It was never true. Automation was not destined to destroy our jobs and leave us all with nothing to do. Quite the contrary. Modern nations need all the automation they can get if they are to meet the economic, demographic, environmental, and competitiveness challenges of the 21st century.
The Coronavirus pandemic has made this “automation imperative” much more immediate, while greatly accelerating the pace of digital change. Just think of all the tasks where technology-enabled automation now plays a vital societal role. How do we check-in with friends and family? How many orders can the online grocery industry fulfill? How easily can companies ramp up production of items facing a shortage? How fast can governments and banks process loans and put money directly into peoples’ accounts. How well can videoconferencing services such as Zoom scale? How can we talk to our doctor without visiting an office or hospital? How can e-learning fill in for all the schools and universities that have closed? How quickly can COVID-19 tests be conducted and interpreted? How reliably can firms operate with literally no one in the office? We could easily go on.

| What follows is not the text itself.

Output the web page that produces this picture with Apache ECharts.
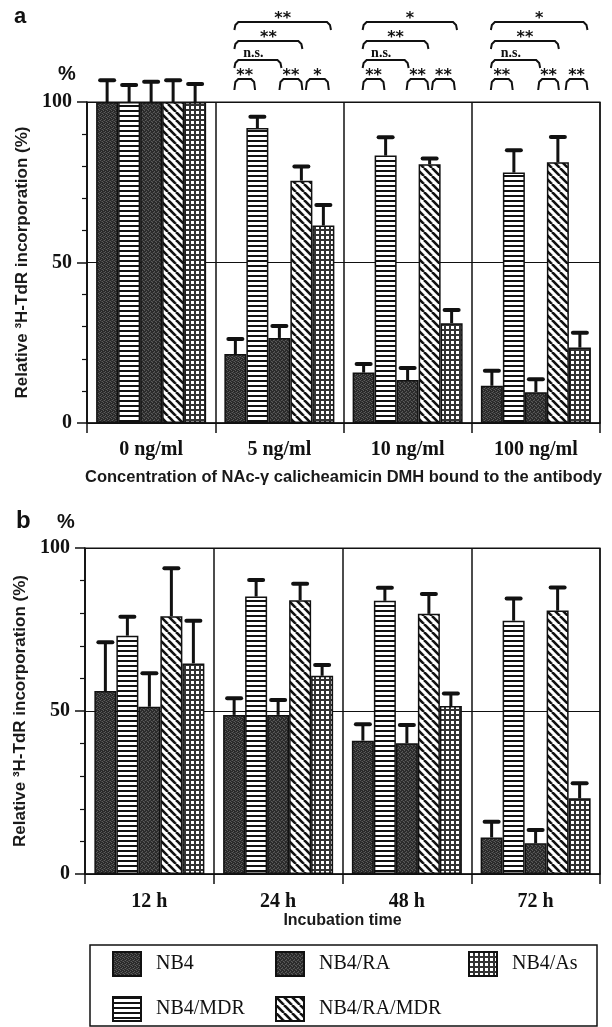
<!DOCTYPE html>
<html>
<head>
<meta charset="utf-8">
<script src="https://cdn.jsdelivr.net/npm/echarts@6/dist/echarts.min.js"></script>
<style>html,body{margin:0;padding:0;background:#fff}#c{width:612px;height:1027px}</style>
</head>
<body>
<div id="c"></div>
<script>
// ---------- data ----------
const seriesNames = ['NB4', 'NB4/MDR', 'NB4/RA', 'NB4/RA/MDR', 'NB4/As'];
const categoriesA = ['0 ng/ml', '5 ng/ml', '10 ng/ml', '100 ng/ml'];
const categoriesB = ['12 h', '24 h', '48 h', '72 h'];
const yTicks = [0, 50, 100];

// panel a: mean values and upper error per series
const aNB4      = [100, 21.5, 15.7, 11.6];
const aNB4MDR   = [100, 91.9, 83.3, 78.0];
const aNB4RA    = [100, 26.5, 13.4, 9.6];
const aNB4RAMDR = [100, 75.5, 80.6, 81.2];
const aNB4As    = [100, 61.5, 31.1, 23.5];
const aErrNB4      = [6.8, 4.7, 2.7, 4.7];
const aErrNB4MDR   = [5.3, 3.5, 5.7, 7.0];
const aErrNB4RA    = [6.3, 3.7, 3.7, 4.0];
const aErrNB4RAMDR = [6.8, 4.4, 1.8, 7.9];
const aErrNB4As    = [5.6, 6.4, 4.1, 4.6];

// panel b
const bNB4      = [56.1, 48.8, 40.9, 11.2];
const bNB4MDR   = [73.1, 85.1, 83.8, 77.7];
const bNB4RA    = [51.3, 48.8, 40.1, 9.4];
const bNB4RAMDR = [79.1, 84.0, 79.8, 80.8];
const bNB4As    = [64.6, 60.8, 51.5, 23.2];
const bErrNB4      = [15.0, 5.1, 5.0, 4.8];
const bErrNB4MDR   = [5.8, 5.1, 4.0, 6.8];
const bErrNB4RA    = [10.3, 4.6, 5.6, 4.1];
const bErrNB4RAMDR = [14.7, 5.0, 6.1, 7.1];
const bErrNB4As    = [13.1, 3.3, 3.9, 4.6];

// significance brackets (panel a): group, from bar, to bar, level, label
const brGroup = [1, 1, 1, 1, 1, 1, 2, 2, 2, 2, 2, 2, 3, 3, 3, 3, 3, 3];
const brFrom  = [0, 2.05, 3.25, 0, 0, 0, 0, 2, 3.15, 0, 0, 0, 0, 2.15, 3.4, 0, 0, 0];
const brTo    = [0.85, 3.0, 4.2, 2.05, 3.0, 4.3, 0.9, 2.9, 4.1, 2.0, 2.9, 4.2, 0.9, 3.0, 4.3, 2.15, 3.0, 4.3];
const brLevel = [0, 0, 0, 1, 2, 3, 0, 0, 0, 1, 2, 3, 0, 0, 0, 1, 2, 3];
const brLabel = ['**', '**', '*', 'n.s.', '**', '**', '**', '**', '**', 'n.s.', '**', '*', '**', '**', '**', 'n.s.', '**', '*'];

const legendRow1 = ['NB4', 'NB4/RA', 'NB4/As'];
const legendRow2 = ['NB4/MDR', 'NB4/RA/MDR'];

// ---------- patterns ----------
function tile(w, h, draw) {
  const c = document.createElement('canvas');
  c.width = w; c.height = h;
  draw(c.getContext('2d'));
  return c;
}
const stipple = tile(4, 4, ctx => {
  ctx.fillStyle = '#2a2a2a'; ctx.fillRect(0, 0, 4, 4);
  ctx.fillStyle = '#5c5c5c';
  [[0,0],[2,1],[1,3],[3,2]].forEach(p => ctx.fillRect(p[0], p[1], 1, 1));
  ctx.fillStyle = '#404040';
  [[1,1],[3,0]].forEach(p => ctx.fillRect(p[0], p[1], 1, 1));
});
const stipple2 = tile(4, 4, ctx => {
  ctx.fillStyle = '#2b2b2b'; ctx.fillRect(0, 0, 4, 4);
  ctx.fillStyle = '#5a5a5a';
  [[1,0],[3,1],[0,2],[2,3]].forEach(p => ctx.fillRect(p[0], p[1], 1, 1));
  ctx.fillStyle = '#424242';
  [[0,1],[2,0]].forEach(p => ctx.fillRect(p[0], p[1], 1, 1));
});
const hstripe = tile(4, 5, ctx => {
  ctx.fillStyle = '#fff'; ctx.fillRect(0, 0, 4, 5);
  ctx.fillStyle = '#111'; ctx.fillRect(0, 0, 4, 2);
});
const diag = tile(8, 8, ctx => {
  ctx.fillStyle = '#fff'; ctx.fillRect(0, 0, 8, 8);
  ctx.strokeStyle = '#111'; ctx.lineWidth = 2.6;
  [-8, 0, 8].forEach(o => { ctx.beginPath(); ctx.moveTo(o, 0); ctx.lineTo(o + 8, 8); ctx.stroke(); });
});
const checker = tile(5, 5, ctx => {
  ctx.fillStyle = '#333'; ctx.fillRect(0, 0, 5, 5);
  ctx.fillStyle = '#fff'; ctx.fillRect(1, 1, 3, 3);
});
const patterns = [stipple, hstripe, stipple2, diag, checker].map(img => ({ image: img, repeat: 'repeat' }));

// ---------- helpers ----------
const BAR_W = 22;
const serifBold = { fontFamily: 'Liberation Serif', fontWeight: 'bold', color: '#111' };
const sansBold = { fontFamily: 'Liberation Sans', fontWeight: 'bold', color: '#1a1a1a' };

const valuesA = [aNB4, aNB4MDR, aNB4RA, aNB4RAMDR, aNB4As];
const errsA = [aErrNB4, aErrNB4MDR, aErrNB4RA, aErrNB4RAMDR, aErrNB4As];
const valuesB = [bNB4, bNB4MDR, bNB4RA, bNB4RAMDR, bNB4As];
const errsB = [bErrNB4, bErrNB4MDR, bErrNB4RA, bErrNB4RAMDR, bErrNB4As];

function xAxisCfg(idx, cats, name, nameGap, margin, nameSize) {
  return {
    type: 'category', gridIndex: idx, data: cats,
    name: name, nameLocation: 'middle', nameGap: nameGap,
    nameTextStyle: Object.assign({ fontSize: nameSize }, sansBold),
    axisLine: { show: true, lineStyle: { color: '#111', width: 1.5 } },
    axisTick: { show: true, length: 10, interval: 0, lineStyle: { color: '#111', width: 1.5 } },
    axisLabel: Object.assign({ fontSize: 20, margin: margin, interval: 0 }, serifBold),
    splitLine: { show: true, interval: 0, lineStyle: { color: '#111', width: 1.5 } }
  };
}
function yAxisCfg(idx, nameGap) {
  return {
    type: 'value', gridIndex: idx, min: 0, max: 100, interval: 50,
    name: 'Relative ³H-TdR incorporation (%)', nameLocation: 'middle', nameRotate: 90, nameGap: nameGap,
    nameTextStyle: Object.assign({ fontSize: 17 }, sansBold),
    axisLine: { show: true, lineStyle: { color: '#111', width: 1.5 } },
    axisTick: { show: true, length: 10, lineStyle: { color: '#111', width: 1.5 } },
    minorTick: { show: true, splitNumber: 5, length: 5, lineStyle: { color: '#111', width: 1.2 } },
    axisLabel: Object.assign({ fontSize: 20, margin: 15,
      formatter: v => (yTicks.indexOf(v) >= 0 ? String(v) : '') }, serifBold),
    splitLine: { show: true, lineStyle: { color: '#111', width: 1.2 } }
  };
}

function renderErr(params, api) {
  const cat = api.value(0), top = api.value(1), s = api.value(2), base = api.value(3);
  const p0 = api.coord([cat, base]);
  const p1 = api.coord([cat, top]);
  const x = p0[0] + (s - 2) * BAR_W;
  return {
    type: 'group', children: [
      { type: 'line', shape: { x1: x, y1: p0[1], x2: x, y2: p1[1] }, style: { stroke: '#111', lineWidth: 3 } },
      { type: 'line', shape: { x1: x - 7, y1: p1[1], x2: x + 7, y2: p1[1] }, style: { stroke: '#111', lineWidth: 4, lineCap: 'round' } }
    ]
  };
}
function errData(values, errs) {
  const out = [];
  values.forEach((arr, s) => arr.forEach((v, c) => out.push([c, v + errs[s][c], s, v])));
  return out;
}

function renderBracket(params, api) {
  const g = api.value(0);
  const from = api.value(2), to = api.value(3), level = api.value(4);
  const label = brLabel[api.value(5)];
  const p = api.coord([g, 100]);
  const x1 = p[0] + (from - 2) * BAR_W;
  const x2 = p[0] + (to - 2) * BAR_W;
  const y = p[1] - 23 - level * 19;
  const leg = level === 0 ? 11 : 8;
  const isNs = label === 'n.s.';
  const tx = isNs ? x1 + 0.4 * (x2 - x1) : (x1 + x2) / 2;
  return {
    type: 'group', children: [
      { type: 'polyline', shape: { points: [[x1 - 1, y + leg], [x1, y + 3], [x1 + 3, y], [x2 - 3, y], [x2, y + 3], [x2 + 1, y + leg]] },
        style: { stroke: '#111', lineWidth: 2, fill: null } },
      { type: 'text', x: tx, y: isNs ? y - 7 : y - 3,
        style: isNs
          ? { text: label, fontFamily: 'Liberation Serif', fontWeight: 'bold', fontSize: 14, fill: '#111', align: 'center', verticalAlign: 'middle' }
          : { text: label, fontFamily: 'DejaVu Sans', fontWeight: 'bold', fontSize: 16, fill: '#111', align: 'center', verticalAlign: 'middle' } }
    ]
  };
}
const bracketData = brGroup.map((g, i) => [g, 100, brFrom[i], brTo[i], brLevel[i], i]);

// ---------- series ----------
const series = [];
[valuesA, valuesB].forEach((vals, c) => {
  vals.forEach((arr, s) => {
    series.push({
      type: 'bar', name: seriesNames[s], xAxisIndex: c, yAxisIndex: c, data: arr,
      barWidth: BAR_W, barGap: '0%',
      itemStyle: { color: patterns[s], borderColor: '#111', borderWidth: 1.5 }
    });
  });
});
series.push({ type: 'custom', xAxisIndex: 0, yAxisIndex: 0, data: errData(valuesA, errsA),
  encode: { x: 0, y: 1 }, renderItem: renderErr, clip: false, z: 5, silent: true });
series.push({ type: 'custom', xAxisIndex: 1, yAxisIndex: 1, data: errData(valuesB, errsB),
  encode: { x: 0, y: 1 }, renderItem: renderErr, clip: false, z: 5, silent: true });
series.push({ type: 'custom', xAxisIndex: 0, yAxisIndex: 0, data: bracketData,
  encode: { x: 0, y: 1 }, renderItem: renderBracket, clip: false, z: 6, silent: true });

// ---------- legends ----------
const legendText = { fontFamily: 'Liberation Serif', fontSize: 20, color: '#111', padding: [0, 0, 0, 10] };
const legendCols = [112, 275, 468];
const legends = [];
legendRow1.forEach((n, i) => legends.push({ data: [n], left: legendCols[i], top: 951, padding: 0, icon: 'rect',
  itemWidth: 28, itemHeight: 24, selectedMode: false, textStyle: legendText }));
legendRow2.forEach((n, i) => legends.push({ data: [n], left: legendCols[i], top: 996, padding: 0, icon: 'rect',
  itemWidth: 28, itemHeight: 24, selectedMode: false, textStyle: legendText }));

const option = {
  animation: false,
  backgroundColor: '#fff',
  grid: [
    { left: 87, right: 12, top: 102, height: 321, show: true, borderColor: '#111', borderWidth: 1.2 },
    { left: 85, right: 12, top: 548, height: 326, show: true, borderColor: '#111', borderWidth: 1.2 }
  ],
  xAxis: [
    xAxisCfg(0, categoriesA, 'Concentration of NAc-γ calicheamicin DMH bound to the antibody', 46, 17, 16.5),
    xAxisCfg(1, categoriesB, 'Incubation time', 39, 18, 16)
  ],
  yAxis: [yAxisCfg(0, 55), yAxisCfg(1, 51)],
  legend: legends,
  series: series,
  graphic: [
    { type: 'text', left: 14, top: 6, style: { text: 'a', fontFamily: 'Liberation Sans', fontWeight: 'bold', fontSize: 22, fill: '#111' } },
    { type: 'text', left: 58, top: 64, style: { text: '%', fontFamily: 'Liberation Sans', fontWeight: 'bold', fontSize: 20, fill: '#111' } },
    { type: 'text', left: 16, top: 509, style: { text: 'b', fontFamily: 'Liberation Sans', fontWeight: 'bold', fontSize: 24, fill: '#111' } },
    { type: 'text', left: 57, top: 512, style: { text: '%', fontFamily: 'Liberation Sans', fontWeight: 'bold', fontSize: 20, fill: '#111' } },
    { type: 'rect', shape: { x: 90, y: 945, width: 507, height: 81 }, style: { fill: null, stroke: '#111', lineWidth: 1.5 }, z: -1 }
  ]
};

const chart = echarts.init(document.getElementById('c'));
chart.setOption(option);
</script>
</body>
</html>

Just think of all the tasks where technology-enabled automation now plays a vital societal role… How many orders can the online grocery industry fulfill? How easily can companies ramp up production of items facing a shortage?
From Necessity Lifestyle Choice
Meeting these digital challenges at scale requires “industrial strength” technology—products and services that are so familiar and reliable that they will not crack when they are most necessary. Indeed, the impressive way that the Internet and broadband networks have (mostly) held up over the last month of unprecedented usage—even as so many key IT people work from home—will in all likelihood put an end to the current “techlash.”
Although concerns about artificial intelligence, privacy, monopoly power, fake news, et al. certainly will not go away, they now seem more like the comfortable musings of an elite class. They pale in comparison to the truly vital services that information technology now provides. Fortunately for all of us, the Internet is the one area the virus cannot touch.
In addition to scalability and reliability, coping with the Coronavirus has also changed our technology habits, probably forever. People are getting used to taking music lessons online, making videos for one another, hanging out on Zoom, talking to their doctors over the phone, ordering groceries online, attending virtual classrooms, engaging with their trainers on their laptops, and countless other tasks.
Initially, many of us have been doing these things out of necessity, but going forward it is likely that we will increasingly do them out of choice, as they improve our lifestyles by increasing convenience and lowering costs. Looking ahead, the need to better support these new digital applications, skills, and behaviors will drive the next phase of technology innovation, with potentially significant environmental benefits as well.
Ingenuity and the Isolation Economy
In all likelihood, human ingenuity will step up to meet the Coronavirus challenge. However, the impact of today’s isolation economy will almost certainly linger. Organizations are rethinking their entire value chains from a safety and resiliency perspective, and as they do this, automation will be brought to bear in just about every phase.
For rideshare companies like Uber, autonomous vehicles suddenly seem like a much higher priority, even a must-have. For companies that depend on face-to-face interactions, such as to sign documents, digital signatures will reach new levels of acceptance. For government agencies that find themselves paralyzed by having to send their workers home, digital technologies will be the lifeline that lets them keep serving citizens. For factories that were designed to produce large quantities of a few products, “smart factory” technologies will become an imperative if they want to cope with rapid changes in demand requirements and supply chain constraints.
Rather than constitute a threat to jobs and human dignity, automation will increasingly be seen as a protector of both. Companies and other organizations that want to thrive going forward will realize and act upon this insight. Likewise, policymakers should do what is necessary to make our economy and society more resilient through digitally enabled automation. Taken together, this bodes well for 21st century innovation and progress, once this deadly pandemic is largely behind us.